The changes to the Auto Responder to support SMS change a few things in my program that affect the users. One of those things is the registration process. With email, the user is expected to send the word “team” followed by their team number to register@mucow.net. The code sees that destination and then parses the data to register the person. That process can’t work for the SMS text messaging part of the system because all text messages are sent to the exact same destination phone number.

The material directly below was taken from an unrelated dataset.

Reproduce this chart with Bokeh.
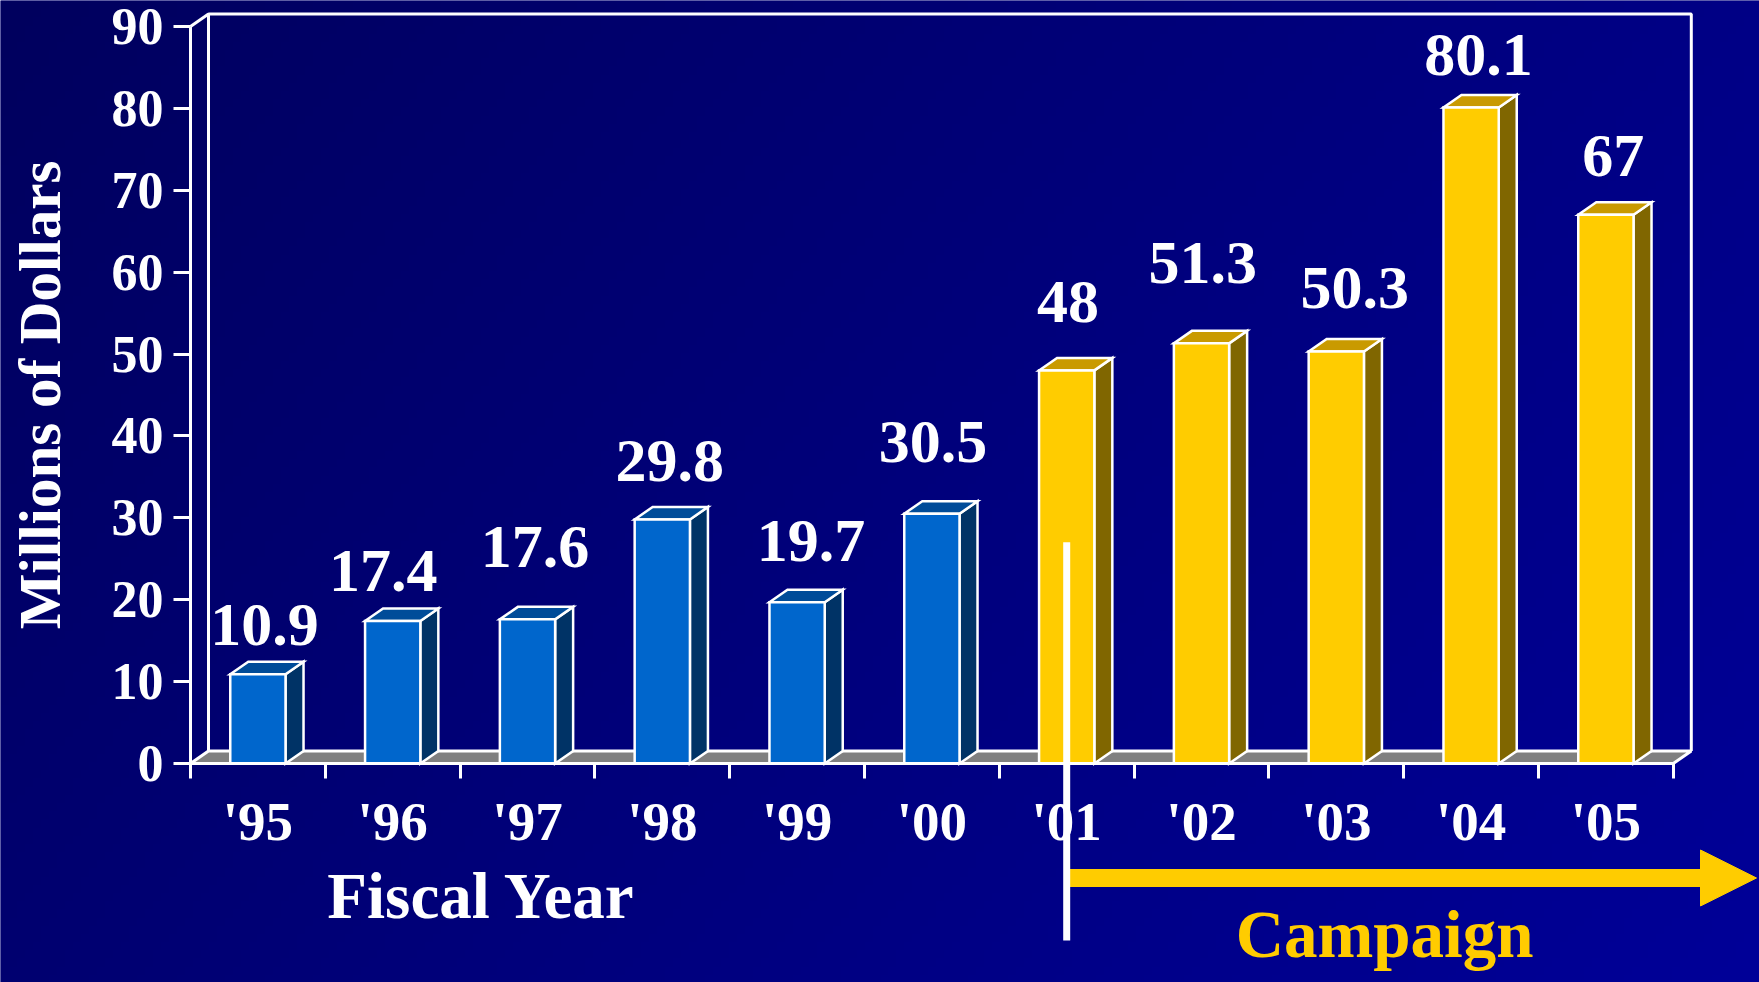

For all other message handling, the user can send their two word message, and all other messages will have two words, to x@mucow.net. The code is not picky and any single letter email address like b@mucow.net will work. The parser expects the second word to be the keyword and the first one to be the answer to a question. If the puzzle says “Send the number of cows to ‘cows’” then the user would send a message with contents like “27 cows” to n@mucow.net. The system is also built to handle “27” sent to cows@mucow.net. In fact, that was the original way this worked until I realized that using separate addresses was inconvenient for the user.

It would be easy to add code to check for a message of the form “register team 2” or “team 6 register” but I want to write good code that doesn’t have special cases when not needed. So this is where the title of the post comes in: How do I write a regular expression parser so that the administrator can specify a wider variety of incoming message formats while being an easy to remember expression syntax?

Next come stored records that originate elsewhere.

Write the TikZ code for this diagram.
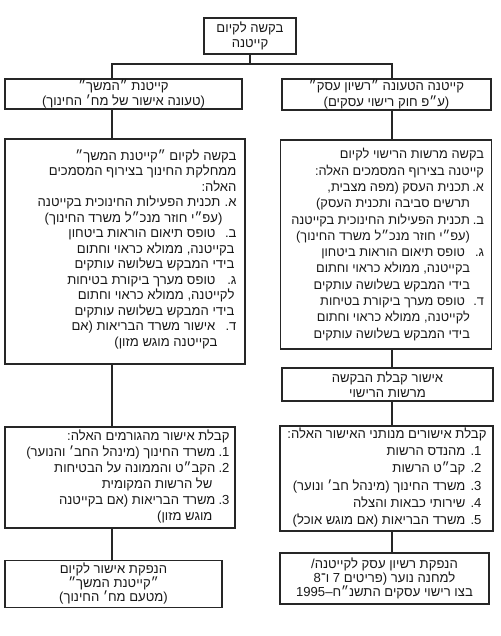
\documentclass[tikz,border=0pt]{standalone}
\usepackage{fontspec}
\newfontfamily\heb[Script=Hebrew]{Liberation Sans}
\TeXXeTstate=1
\newcommand\RL[1]{\beginR #1\endR}
\newcommand\IT[3]{\beginR\makebox[#1][l]{\beginR #2\endR}#3\endR}
\newcommand\CT[2]{\beginR\hspace*{#1}#2\endR}
\begin{document}
\begin{tikzpicture}[x=1pt,y=-1pt,
  box/.style={draw=black!85, line width=1.3pt, inner sep=0pt, text=black!90},
  txt/.style={inner sep=0pt, text=black!90, align=right, anchor=east},
  fs/.style={font=\heb\fontsize{13.1}{#1}\selectfont},
  fss/.style={font=\heb\fontsize{12.8}{#1}\selectfont},
  conn/.style={draw=black!85, line width=1.2pt}]
\useasboundingbox (0,0) rectangle (500,636);
\fill[white] (0,0) rectangle (500,636);

% top
\node[box, fs=15, align=center, minimum width=92, minimum height=36] (top) at (250,36)
  {\RL{בקשה לקיום}\\\RL{קייטנה}};

% level 1
\node[box, fs=15.5, align=center, minimum width=237, minimum height=30] (l1) at (123.5,94)
  {\RL{קייטנת ״המשך״}\\\RL{(טעונה אישור של מח׳ החינוך)}};
\node[box, fs=15.5, align=center, minimum width=209, minimum height=31] (r1) at (386.5,94.5)
  {\RL{קייטנה הטעונה ״רשיון עסק״}\\\RL{(ע״פ חוק רישוי עסקים)}};

% level 2
\node[box, minimum width=240, minimum height=225] (l2) at (125,251.5) {};
\node[txt, fs=15.5, xshift=-9pt, yshift=2pt] (l2t) at (l2.east)
  {\RL{בקשה לקיום ״קייטנת המשך״}\\
   \RL{ממחלקת החינוך בצירוף המסמכים}\\
   \RL{האלה:}\\
   \IT{16pt}{א.}{תכנית הפעילות החינוכית בקייטנה}\\
   \CT{14pt}{(עפ״י חוזר מנכ״ל משרד החינוך)}\\
   \IT{21pt}{ב.}{טופס תיאום הוראות ביטחון}\\
   \CT{2pt}{בקייטנה, ממולא כראוי וחתום}\\
   \CT{2pt}{בידי המבקש בשלושה עותקים}\\
   \IT{21pt}{ג.}{טופס מערך ביקורת בטיחות}\\
   \CT{2pt}{לקייטנה, ממולא כראוי וחתום}\\
   \CT{2pt}{בידי המבקש בשלושה עותקים}\\
   \IT{21pt}{ד.}{אישור משרד הבריאות (אם}\\
   \CT{19pt}{בקייטנה מוגש מזון)}};
\node[box, minimum width=211, minimum height=209] (r2) at (386,244.5) {};
\node[txt, fss=16.3, xshift=-8pt] (r2t) at (r2.east)
  {\RL{בקשה מרשות הרישוי לקיום}\\
   \RL{קייטנה בצירוף המסמכים האלה:}\\
   \IT{14pt}{א.}{תכנית העסק (מפה מצבית,}\\
   \CT{14pt}{תרשים סביבה ותכנית העסק)}\\
   \IT{14pt}{ב.}{תכנית הפעילות החינוכית בקייטנה}\\
   \CT{14pt}{(עפ״י חוזר מנכ״ל משרד החינוך)}\\
   \IT{19pt}{ג.}{טופס תיאום הוראות ביטחון}\\
   \CT{14pt}{בקייטנה, ממולא כראוי וחתום}\\
   \CT{14pt}{בידי המבקש בשלושה עותקים}\\
   \IT{19pt}{ד.}{טופס מערך ביקורת בטיחות}\\
   \CT{14pt}{לקייטנה, ממולא כראוי וחתום}\\
   \CT{14pt}{בידי המבקש בשלושה עותקים}};

% right level 3
\node[box, fs=15, align=center, minimum width=211, minimum height=33] (r3) at (387.5,384.5)
  {\RL{אישור קבלת הבקשה}\\\RL{מרשות הרישוי}};

% level 4
\node[box, minimum width=213, minimum height=105] (r4) at (386.5,478.5) {};
\node[txt, fs=17.2, xshift=-7pt, yshift=1pt] (r4t) at (r4.east)
  {\RL{קבלת אישורים מנותני האישור האלה:}\\
   \CT{5pt}{\makebox[16pt][l]{\RL{1.}}מהנדס הרשות}\\
   \CT{5pt}{\makebox[16pt][l]{\RL{2.}}קב״ט הרשות}\\
   \CT{5pt}{\makebox[16pt][l]{\RL{3.}}משרד החינוך (מינהל חב׳ ונוער)}\\
   \CT{5pt}{\makebox[16pt][l]{\RL{4.}}שירותי כבאות והצלה}\\
   \CT{5pt}{\makebox[16pt][l]{\RL{5.}}משרד הבריאות (אם מוגש אוכל)}};
\node[box, minimum width=230, minimum height=101] (l4) at (120,477.5) {};
\node[txt, fs=16, xshift=-6pt, yshift=1pt] (l4t) at (l4.east)
  {\RL{קבלת אישור מהגורמים האלה:}\\
   \IT{14pt}{1.}{משרד החינוך (מינהל החב׳ והנוער)}\\
   \IT{14pt}{2.}{הקב״ט והממונה על הבטיחות}\\
   \CT{17pt}{של הרשות המקומית}\\
   \IT{14pt}{3.}{משרד הבריאות (אם בקייטנה}\\
   \CT{17pt}{מוגש מזון)}};

% level 5
\node[box, fs=14, align=center, minimum width=217, minimum height=47] (l5) at (113.5,584)
  {\RL{הנפקת אישור לקיום}\\\RL{״קייטנת המשך״}\\\RL{(מטעם מח׳ החינוך)}};
\node[box, fs=14, align=center, minimum width=209, minimum height=51] (r5) at (384.5,578.5)
  {\RL{הנפקת רשיון עסק לקייטנה/}\\\RL{למחנה נוער (פריטים 7 ו־8}\\\RL{בצו רישוי עסקים התשנ״ח–1995}};

% connectors
\coordinate (XL) at (112,0);
\coordinate (XR) at (392,0);
\coordinate (J) at (250,64);
\draw[conn] (top.south) -- (J);
\draw[conn] (l1.north -| XL) |- (J) -| (r1.north -| XR);
\draw[conn] (l1.south -| XL) -- (l2.north -| XL);
\draw[conn] (r1.south -| XR) -- (r2.north -| XR);
\draw[conn] (r2.south -| XR) -- (r3.north -| XR);
\draw[conn] (r3.south -| XR) -- (r4.north -| XR);
\draw[conn] (r4.south -| XR) -- (r5.north -| XR);
\draw[conn] (l2.south -| XL) -- (l4.north -| XL);
\draw[conn] (l4.south -| XL) -- (l5.north -| XL);
\end{tikzpicture}
\end{document}
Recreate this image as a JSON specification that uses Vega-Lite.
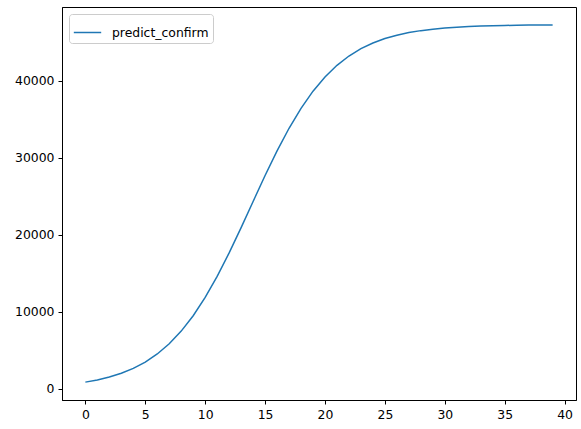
{
  "$schema": "https://vega.github.io/schema/vega-lite/v6.json",
  "width": 514,
  "height": 393,
  "autosize": {"type": "none"},
  "padding": {"left": 62, "top": 7, "right": 5, "bottom": 29},
  "background": "white",
  "config": {
    "view": {"stroke": "black", "strokeWidth": 1},
    "font": "DejaVu Sans",
    "axis": {
      "grid": false,
      "domainColor": "black",
      "tickColor": "black",
      "tickSize": 4,
      "labelFontSize": 12.4,
      "labelColor": "black",
      "labelFont": "DejaVu Sans",
      "labelPadding": 4,
      "title": null
    }
  },
  "data": {
    "values": [
      {"t": 0, "v": 873, "s": "predict_confirm"},
      {"t": 1, "v": 1156, "s": "predict_confirm"},
      {"t": 2, "v": 1531, "s": "predict_confirm"},
      {"t": 3, "v": 2020, "s": "predict_confirm"},
      {"t": 4, "v": 2656, "s": "predict_confirm"},
      {"t": 5, "v": 3478, "s": "predict_confirm"},
      {"t": 6, "v": 4526, "s": "predict_confirm"},
      {"t": 7, "v": 5850, "s": "predict_confirm"},
      {"t": 8, "v": 7494, "s": "predict_confirm"},
      {"t": 9, "v": 9492, "s": "predict_confirm"},
      {"t": 10, "v": 11866, "s": "predict_confirm"},
      {"t": 11, "v": 14603, "s": "predict_confirm"},
      {"t": 12, "v": 17656, "s": "predict_confirm"},
      {"t": 13, "v": 20939, "s": "predict_confirm"},
      {"t": 14, "v": 24335, "s": "predict_confirm"},
      {"t": 15, "v": 27701, "s": "predict_confirm"},
      {"t": 16, "v": 30905, "s": "predict_confirm"},
      {"t": 17, "v": 33841, "s": "predict_confirm"},
      {"t": 18, "v": 36435, "s": "predict_confirm"},
      {"t": 19, "v": 38656, "s": "predict_confirm"},
      {"t": 20, "v": 40510, "s": "predict_confirm"},
      {"t": 21, "v": 42018, "s": "predict_confirm"},
      {"t": 22, "v": 43227, "s": "predict_confirm"},
      {"t": 23, "v": 44177, "s": "predict_confirm"},
      {"t": 24, "v": 44919, "s": "predict_confirm"},
      {"t": 25, "v": 45494, "s": "predict_confirm"},
      {"t": 26, "v": 45932, "s": "predict_confirm"},
      {"t": 27, "v": 46267, "s": "predict_confirm"},
      {"t": 28, "v": 46521, "s": "predict_confirm"},
      {"t": 29, "v": 46714, "s": "predict_confirm"},
      {"t": 30, "v": 46859, "s": "predict_confirm"},
      {"t": 31, "v": 46968, "s": "predict_confirm"},
      {"t": 32, "v": 47051, "s": "predict_confirm"},
      {"t": 33, "v": 47113, "s": "predict_confirm"},
      {"t": 34, "v": 47160, "s": "predict_confirm"},
      {"t": 35, "v": 47195, "s": "predict_confirm"},
      {"t": 36, "v": 47221, "s": "predict_confirm"},
      {"t": 37, "v": 47241, "s": "predict_confirm"},
      {"t": 38, "v": 47256, "s": "predict_confirm"},
      {"t": 39, "v": 47267, "s": "predict_confirm"}
    ]
  },
  "mark": {"type": "line", "strokeWidth": 1.5},
  "encoding": {
    "x": {
      "field": "t",
      "type": "quantitative",
      "scale": {"domain": [-1.95, 40.95], "nice": false, "zero": false},
      "axis": {"values": [0, 5, 10, 15, 20, 25, 30, 35, 40], "format": "d"}
    },
    "y": {
      "field": "v",
      "type": "quantitative",
      "scale": {"domain": [-1450, 49590], "nice": false, "zero": false},
      "axis": {"values": [0, 10000, 20000, 30000, 40000], "format": "d"}
    },
    "color": {
      "field": "s",
      "type": "nominal",
      "scale": {"range": ["#1f77b4"]},
      "legend": {
        "title": null,
        "orient": "none",
        "legendX": 7,
        "legendY": 7,
        "symbolType": "stroke",
        "symbolSize": 750,
        "symbolStrokeWidth": 1.5,
        "labelFontSize": 12.4,
        "labelFont": "DejaVu Sans",
        "labelColor": "black",
        "labelOffset": 10,
        "fillColor": "white",
        "strokeColor": "#cccccc",
        "cornerRadius": 3,
        "padding": 4
      }
    }
  }
}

Regular Expression on Wikipedia

I do not want a regular human using this system to need to remember how to use any regular expression. I also want them to be able to use the simplest form possible if a regular expression is needed. That’s why the current expressions use the asterisk * and the question mark ? as the only variable parts of the expression. Some people may remember that these can be used on most computers to get a listing of files in a directory (or Folder to young Windows users) that are a specific subset of the total set of files.

> dir *.pdf

These days, even hoping that a user knows that the above statement results in a list of all PDF files being shown is a stretch of the imagination. Still, it’s the simplest regular expression syntax that I know. These characters are often called “wildcard” characters and are not referred to as parts of a regular expression.

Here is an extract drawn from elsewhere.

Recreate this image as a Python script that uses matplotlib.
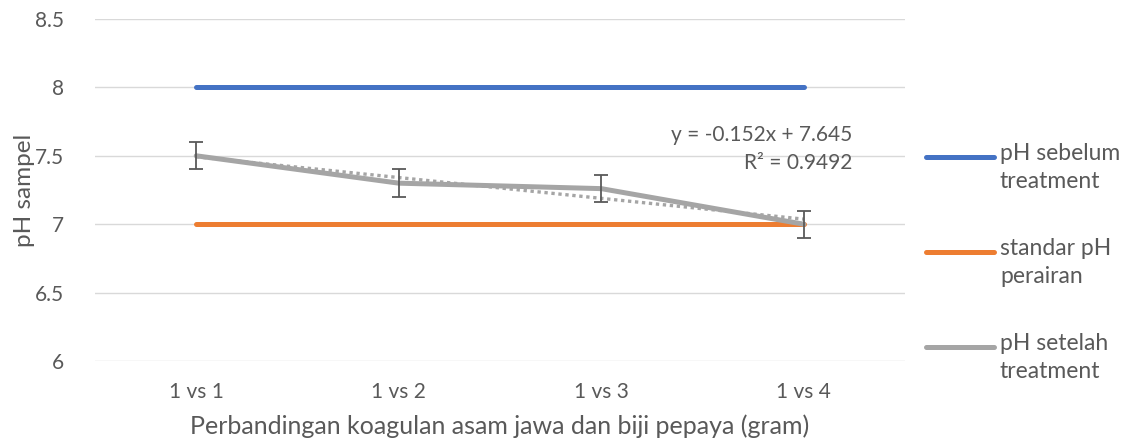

The current configuration file contains entries that have keyword/answer pairs that are used to match incoming messages to the expected response for those messages. Here is what I am thinking:

I will still use only the asterisk and question mark. I have parsing code for them already working.

All parsing will be case insensitive.

I will allow the wildcard characters to appear in what is currently called the keyword. For instance, “register team *” would be a valid keyword value.

All characters that matched the wildcard characters would be combined into a single word and that is used as the answer text that is used for the final answer comparison.

Wildcard characters are allowed in the answer setting as they are now.

If no wildcard characters are in the keyword then an asterisk is assumed to be there before the keyword text with a space separating them.

This should work and will allow me to use the multi-word registration keyword/answer with less special-case code than I have now.

Now back to real work. Hopefully, I can get to coding this new system tonight after dinner.